══ Working data

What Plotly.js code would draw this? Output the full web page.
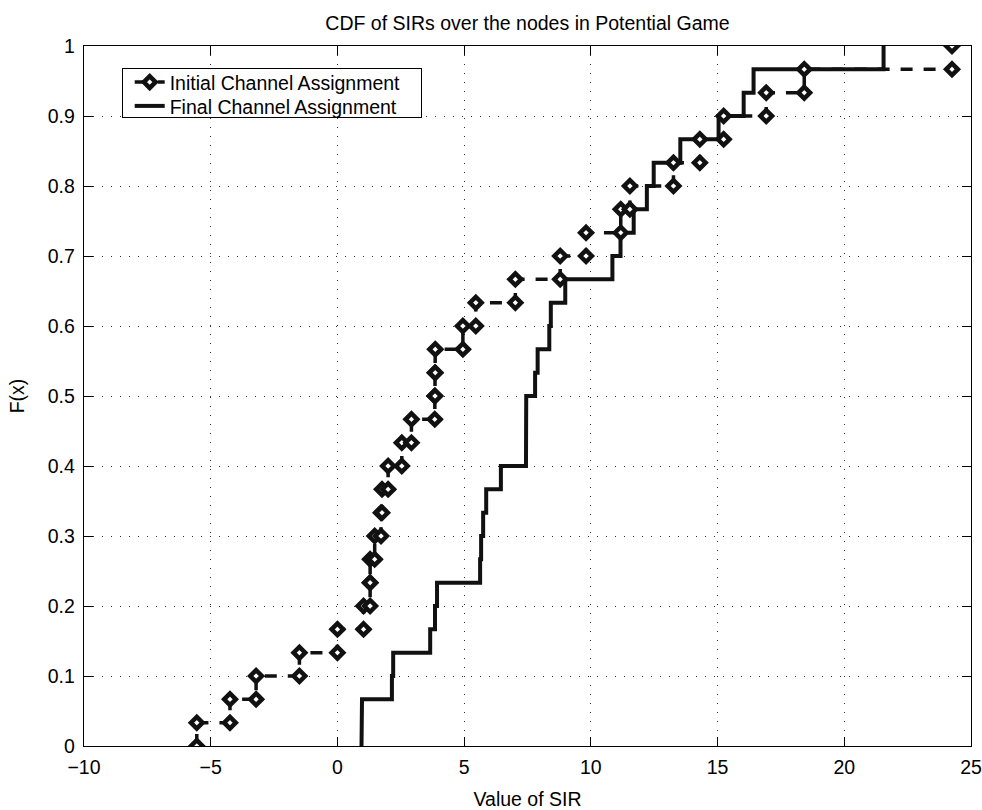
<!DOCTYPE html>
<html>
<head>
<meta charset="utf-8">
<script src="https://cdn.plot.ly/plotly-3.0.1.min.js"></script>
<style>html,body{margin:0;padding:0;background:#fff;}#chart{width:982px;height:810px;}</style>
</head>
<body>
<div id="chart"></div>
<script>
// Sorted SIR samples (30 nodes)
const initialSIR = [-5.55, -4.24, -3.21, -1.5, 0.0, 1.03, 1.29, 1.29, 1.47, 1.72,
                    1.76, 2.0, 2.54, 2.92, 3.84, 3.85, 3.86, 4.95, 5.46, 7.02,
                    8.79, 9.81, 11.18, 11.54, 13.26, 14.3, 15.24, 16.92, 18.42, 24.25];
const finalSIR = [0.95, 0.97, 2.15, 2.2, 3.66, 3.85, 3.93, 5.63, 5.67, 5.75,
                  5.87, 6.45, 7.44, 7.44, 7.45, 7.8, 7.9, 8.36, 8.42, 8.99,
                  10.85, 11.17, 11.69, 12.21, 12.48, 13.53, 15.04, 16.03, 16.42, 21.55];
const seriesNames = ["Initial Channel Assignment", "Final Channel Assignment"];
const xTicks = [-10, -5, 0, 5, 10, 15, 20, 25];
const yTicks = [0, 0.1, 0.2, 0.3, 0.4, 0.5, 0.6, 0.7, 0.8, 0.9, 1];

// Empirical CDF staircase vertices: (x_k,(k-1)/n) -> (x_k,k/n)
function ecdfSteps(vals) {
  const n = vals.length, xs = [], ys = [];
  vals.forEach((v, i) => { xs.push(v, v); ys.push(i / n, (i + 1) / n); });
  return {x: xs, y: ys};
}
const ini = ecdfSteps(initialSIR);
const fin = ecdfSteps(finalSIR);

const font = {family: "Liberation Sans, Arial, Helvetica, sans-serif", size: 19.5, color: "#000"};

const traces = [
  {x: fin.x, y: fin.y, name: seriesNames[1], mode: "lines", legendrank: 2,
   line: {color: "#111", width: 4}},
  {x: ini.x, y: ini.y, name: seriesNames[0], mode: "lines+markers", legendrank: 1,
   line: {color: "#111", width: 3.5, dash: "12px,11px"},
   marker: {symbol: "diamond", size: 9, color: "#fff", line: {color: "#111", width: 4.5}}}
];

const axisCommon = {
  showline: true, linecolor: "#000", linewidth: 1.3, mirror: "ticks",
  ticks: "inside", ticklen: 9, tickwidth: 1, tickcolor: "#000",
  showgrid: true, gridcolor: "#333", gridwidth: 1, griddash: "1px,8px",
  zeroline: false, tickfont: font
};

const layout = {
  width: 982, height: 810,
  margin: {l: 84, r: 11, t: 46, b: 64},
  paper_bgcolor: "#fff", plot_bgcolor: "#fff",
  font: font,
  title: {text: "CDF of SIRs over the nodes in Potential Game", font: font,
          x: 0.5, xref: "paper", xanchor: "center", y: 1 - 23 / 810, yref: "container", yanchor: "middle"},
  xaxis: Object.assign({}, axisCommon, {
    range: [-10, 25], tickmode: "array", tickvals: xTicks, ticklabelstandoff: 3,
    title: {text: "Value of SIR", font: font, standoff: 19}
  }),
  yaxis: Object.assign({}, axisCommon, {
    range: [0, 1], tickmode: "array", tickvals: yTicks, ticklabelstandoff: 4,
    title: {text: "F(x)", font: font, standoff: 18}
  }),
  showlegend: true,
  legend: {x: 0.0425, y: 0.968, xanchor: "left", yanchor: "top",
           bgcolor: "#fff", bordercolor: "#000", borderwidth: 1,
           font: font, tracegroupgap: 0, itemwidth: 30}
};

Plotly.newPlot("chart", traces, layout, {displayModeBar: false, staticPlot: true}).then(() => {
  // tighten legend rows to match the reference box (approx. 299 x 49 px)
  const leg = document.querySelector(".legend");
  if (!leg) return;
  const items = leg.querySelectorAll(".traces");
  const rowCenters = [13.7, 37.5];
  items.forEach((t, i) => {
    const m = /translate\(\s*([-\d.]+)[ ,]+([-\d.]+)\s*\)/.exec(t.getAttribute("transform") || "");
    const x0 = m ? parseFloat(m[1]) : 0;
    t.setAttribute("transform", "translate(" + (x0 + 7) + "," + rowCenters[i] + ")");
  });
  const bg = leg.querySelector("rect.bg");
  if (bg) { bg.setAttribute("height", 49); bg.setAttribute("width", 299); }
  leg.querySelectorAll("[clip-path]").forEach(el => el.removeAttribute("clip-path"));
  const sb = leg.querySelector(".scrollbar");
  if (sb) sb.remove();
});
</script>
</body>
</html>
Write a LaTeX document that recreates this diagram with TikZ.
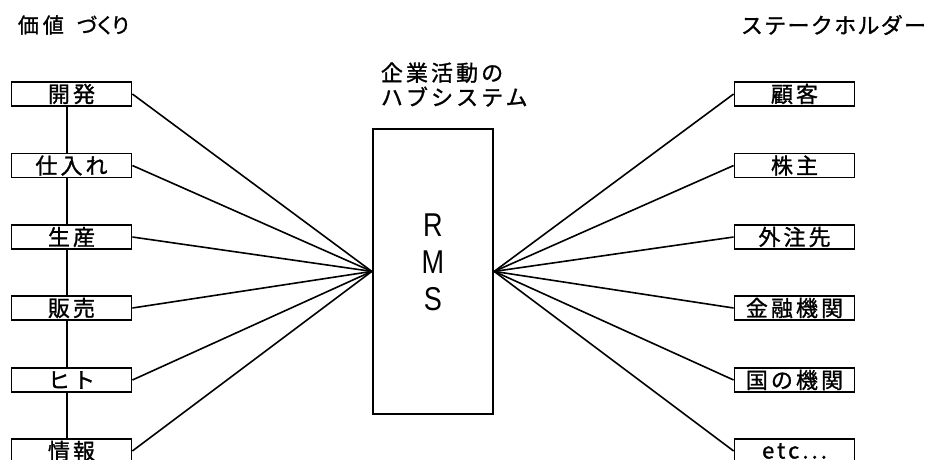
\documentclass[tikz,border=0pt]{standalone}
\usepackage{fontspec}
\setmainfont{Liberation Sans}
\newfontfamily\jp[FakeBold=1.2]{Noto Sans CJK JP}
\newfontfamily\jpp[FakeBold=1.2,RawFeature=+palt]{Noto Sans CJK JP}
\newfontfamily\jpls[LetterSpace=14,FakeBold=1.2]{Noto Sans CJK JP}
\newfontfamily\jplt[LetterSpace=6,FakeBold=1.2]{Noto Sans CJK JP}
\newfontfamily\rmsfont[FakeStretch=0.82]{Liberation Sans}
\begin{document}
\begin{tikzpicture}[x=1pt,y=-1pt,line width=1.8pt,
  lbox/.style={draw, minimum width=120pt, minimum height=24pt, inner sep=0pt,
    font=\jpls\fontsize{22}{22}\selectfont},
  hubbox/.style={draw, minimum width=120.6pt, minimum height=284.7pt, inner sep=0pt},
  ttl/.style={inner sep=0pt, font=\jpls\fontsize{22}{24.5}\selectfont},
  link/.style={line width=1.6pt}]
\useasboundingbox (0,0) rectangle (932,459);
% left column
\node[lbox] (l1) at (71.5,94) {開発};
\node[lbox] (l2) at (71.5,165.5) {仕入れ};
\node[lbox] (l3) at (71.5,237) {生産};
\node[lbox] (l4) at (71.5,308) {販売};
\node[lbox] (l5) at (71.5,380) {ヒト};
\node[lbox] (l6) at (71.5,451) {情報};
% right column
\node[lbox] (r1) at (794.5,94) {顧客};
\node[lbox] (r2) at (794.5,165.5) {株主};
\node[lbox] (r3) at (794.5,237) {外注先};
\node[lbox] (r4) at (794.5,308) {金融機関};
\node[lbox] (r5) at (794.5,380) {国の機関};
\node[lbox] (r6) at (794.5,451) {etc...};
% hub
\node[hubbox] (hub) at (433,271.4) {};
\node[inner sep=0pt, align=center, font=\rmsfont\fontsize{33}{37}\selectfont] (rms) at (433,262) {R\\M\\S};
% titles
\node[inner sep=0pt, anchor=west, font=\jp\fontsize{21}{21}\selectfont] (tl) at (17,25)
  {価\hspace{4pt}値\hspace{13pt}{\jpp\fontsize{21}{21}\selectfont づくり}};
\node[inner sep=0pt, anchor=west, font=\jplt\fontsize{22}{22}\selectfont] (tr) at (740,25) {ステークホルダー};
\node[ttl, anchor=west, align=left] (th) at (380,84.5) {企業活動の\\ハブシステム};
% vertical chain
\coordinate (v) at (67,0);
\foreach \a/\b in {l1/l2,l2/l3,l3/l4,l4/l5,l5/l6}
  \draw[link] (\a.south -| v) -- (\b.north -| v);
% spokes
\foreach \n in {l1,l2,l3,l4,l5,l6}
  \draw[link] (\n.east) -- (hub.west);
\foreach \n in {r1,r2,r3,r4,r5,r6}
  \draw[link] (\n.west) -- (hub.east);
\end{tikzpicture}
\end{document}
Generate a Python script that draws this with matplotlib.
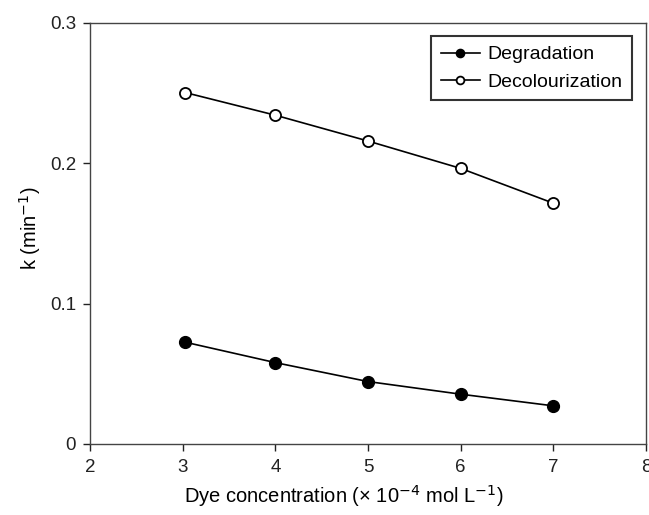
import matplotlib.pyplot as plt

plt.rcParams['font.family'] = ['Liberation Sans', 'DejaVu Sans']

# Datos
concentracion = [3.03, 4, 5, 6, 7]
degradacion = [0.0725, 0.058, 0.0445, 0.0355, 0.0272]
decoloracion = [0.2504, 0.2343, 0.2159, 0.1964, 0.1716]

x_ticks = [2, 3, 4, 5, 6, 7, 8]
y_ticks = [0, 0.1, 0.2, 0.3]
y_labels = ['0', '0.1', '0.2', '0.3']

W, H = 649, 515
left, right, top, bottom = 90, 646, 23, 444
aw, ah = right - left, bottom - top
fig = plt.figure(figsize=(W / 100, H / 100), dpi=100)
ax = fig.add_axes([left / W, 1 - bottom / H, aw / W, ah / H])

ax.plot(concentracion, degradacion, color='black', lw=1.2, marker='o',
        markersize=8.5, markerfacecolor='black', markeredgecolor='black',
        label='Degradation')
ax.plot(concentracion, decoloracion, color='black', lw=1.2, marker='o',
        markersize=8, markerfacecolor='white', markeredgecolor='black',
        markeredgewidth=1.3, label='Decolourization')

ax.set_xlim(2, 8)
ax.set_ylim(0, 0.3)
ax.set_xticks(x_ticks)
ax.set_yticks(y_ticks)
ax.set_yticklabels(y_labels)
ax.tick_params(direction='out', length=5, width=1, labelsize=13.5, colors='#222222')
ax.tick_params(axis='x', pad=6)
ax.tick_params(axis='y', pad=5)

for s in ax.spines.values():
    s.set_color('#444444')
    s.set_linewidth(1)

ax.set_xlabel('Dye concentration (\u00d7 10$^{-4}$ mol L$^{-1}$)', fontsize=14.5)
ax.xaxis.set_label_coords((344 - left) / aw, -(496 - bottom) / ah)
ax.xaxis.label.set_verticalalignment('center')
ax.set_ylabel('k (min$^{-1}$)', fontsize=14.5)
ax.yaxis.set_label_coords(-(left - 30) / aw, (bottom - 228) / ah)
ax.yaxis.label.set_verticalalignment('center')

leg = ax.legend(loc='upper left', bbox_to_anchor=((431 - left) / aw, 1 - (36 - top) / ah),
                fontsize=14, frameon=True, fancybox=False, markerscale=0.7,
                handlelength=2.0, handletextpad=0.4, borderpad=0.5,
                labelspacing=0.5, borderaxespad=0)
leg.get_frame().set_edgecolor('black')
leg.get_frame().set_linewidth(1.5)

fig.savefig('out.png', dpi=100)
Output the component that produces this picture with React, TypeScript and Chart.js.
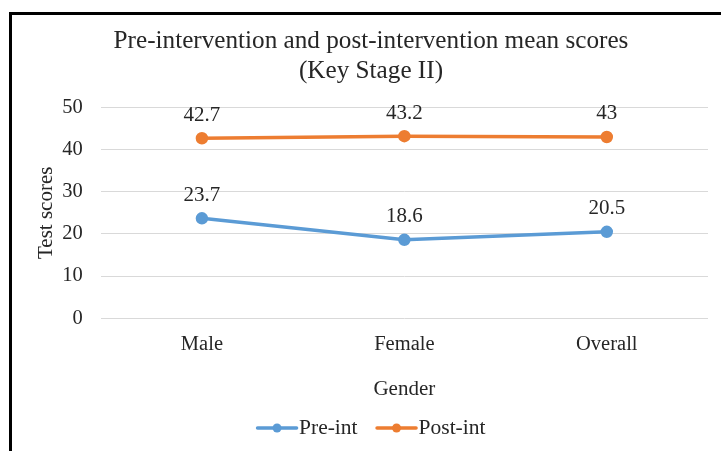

════

## [Challenge]
Leave the pictures out, and restate exactly the lines from the start of the records through the one that contains "0.8, 0.9, 1];".

## [Response for this exercise]
What Plotly.js code would draw this? Output the full web page.
<!DOCTYPE html>
<html>
<head>
<meta charset="utf-8">
<script src="https://cdn.plot.ly/plotly-3.0.1.min.js"></script>
<style>html,body{margin:0;padding:0;background:#fff;}#chart{width:982px;height:810px;}</style>
</head>
<body>
<div id="chart"></div>
<script>
// Sorted SIR samples (30 nodes)
const initialSIR = [-5.55, -4.24, -3.21, -1.5, 0.0, 1.03, 1.29, 1.29, 1.47, 1.72,
                    1.76, 2.0, 2.54, 2.92, 3.84, 3.85, 3.86, 4.95, 5.46, 7.02,
                    8.79, 9.81, 11.18, 11.54, 13.26, 14.3, 15.24, 16.92, 18.42, 24.25];
const finalSIR = [0.95, 0.97, 2.15, 2.2, 3.66, 3.85, 3.93, 5.63, 5.67, 5.75,
                  5.87, 6.45, 7.44, 7.44, 7.45, 7.8, 7.9, 8.36, 8.42, 8.99,
                  10.85, 11.17, 11.69, 12.21, 12.48, 13.53, 15.04, 16.03, 16.42, 21.55];
const seriesNames = ["Initial Channel Assignment", "Final Channel Assignment"];
const xTicks = [-10, -5, 0, 5, 10, 15, 20, 25];
const yTicks = [0, 0.1, 0.2, 0.3, 0.4, 0.5, 0.6, 0.7, 0.8, 0.9, 1];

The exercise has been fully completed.